This I found odd since, as we recall, one of the founding issues informing most independence movements, especially in those states that went to war, was land and agriculture. Nowhere in the colonial experience was the reality more vivid than in the lack of access to land and jobs. For the ‘peasant masses’, who supported these movements, political independence was synonymous to farming, land ownership – agriculture. It’s well known that for some states, even self determination was a secondary concern, but land ownership and agriculture were a common denominator throughout the African independence movement and no liberating party ignored that fact, even if merely rhetorically. With this I began to wonder what happened to agriculture over the 50 year tenure of the OAU/AU, but perhaps more critically, where will it go in the next 50 years?

At its formation in 1963, the OAU was an alliance of 32 independent states and its basic concern was for sovereignty and African unity under the Pan-African philosophy. Therefore it primarily engaged with reclaiming ‘Africaness’ on the world stage; while instrumental in other liberation movement(s), it was less vocal on agriculture, although, to be fair, equally so on other specific sectors as well. I believe this was partly due to the assumption that ‘with independence, all else will follow’, and also due to its principle of non-interference in sovereign states; this left African agriculture as a state-based practice. There are various agri-policy examples such as Tanzania’s ‘Kilimo Kwanza’ (farming first), and in Zimbabwe, Joshua Nkomo is most famously remembered for saying “if you want money (mali) you should farm (lima)” – all states have experimented internally to some degree. While agriculture was generally acknowledged by the OAU, it appears that not much could be done about it and no more acutely was it felt than at the 20th OAU summit of 1985 when ‘delegates arrived…[in Addis Ababa">… at an airport full of relief planes for the starving’ [2]. The article goes on to outline that ‘Nyerere was so moved by Ethiopia’s suffering that he gave a large cheque for relief work…[although">… Tanzania was a pauper too’.

The above was in the context of Structural Adjustment Programs set in place from the late 1970s and national spending on agriculture plummeted as food aid became a common sight. Interestingly, an FAO policy brief [3] outlined, to shock and surprise, that agriculture performed better in the period after structural adjustments (by 1% in fact). When I calmly considered this, it occurred to me that it might be true due to the external investment in agriculture brought about by privatisation. In comparison, at the same summit in 1985, regime security was one of the biggest concerns for many African states and the spectre of coup d’état was a popular rhetoric. This is ironic because at the time about 28% of Africa’s population died from hunger and malnourishment, which, incidentally, kills more people than military conflict, worse so because it is less ‘glamorous’ and is easily ignored.

In a Food Security conference held in Leeds 2011, an outline was published converting the statistics and showed that the number of people dying from hunger in Africa is comparable to 50 jumbo jets falling out of the sky every day.

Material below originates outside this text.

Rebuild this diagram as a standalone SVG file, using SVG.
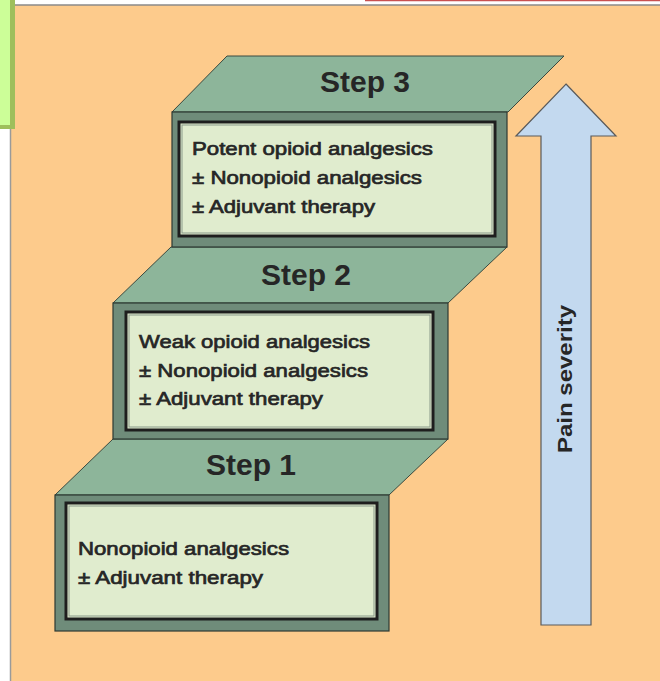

The same FAO policy brief continued to highlight that perhaps a closer look is required to understand who benefited from this growth (an important point I wish to return to). In Zimbabwe for example, we saw the distribution of yellow maize for the first time. It was aptly named ‘iskundamoya’, a made-up word referring to the extreme poverty that forced people to resort to eating what was thought to be animal feed. To this day it is still considered the sure sign of acute poverty. In fact, at the time some families ate this maize meal in hiding for fear of shame. Even in this time, few public declarations were forthcoming from the OAU about Africa’s agriculture and some have said it was simply unworkable in those days, as many member states were unable to even pay their membership fees late alone joint programs of any kind; and that the ‘failures are not the faults of the organisation; rather, they are the result of asking the OAU to do more than it conceivably could’ [4].

Leading into the 1990s, various ideological disagreements in the OAU and its inability to intervene over the last 30 years in sovereign states such as Idi Amin’s Uganda and the Rwanda Genocide sparked criticism from the international community, part of a combination of events that led to the Sirte Declaration of 1999 that ushered in the formation of the AU in 2002.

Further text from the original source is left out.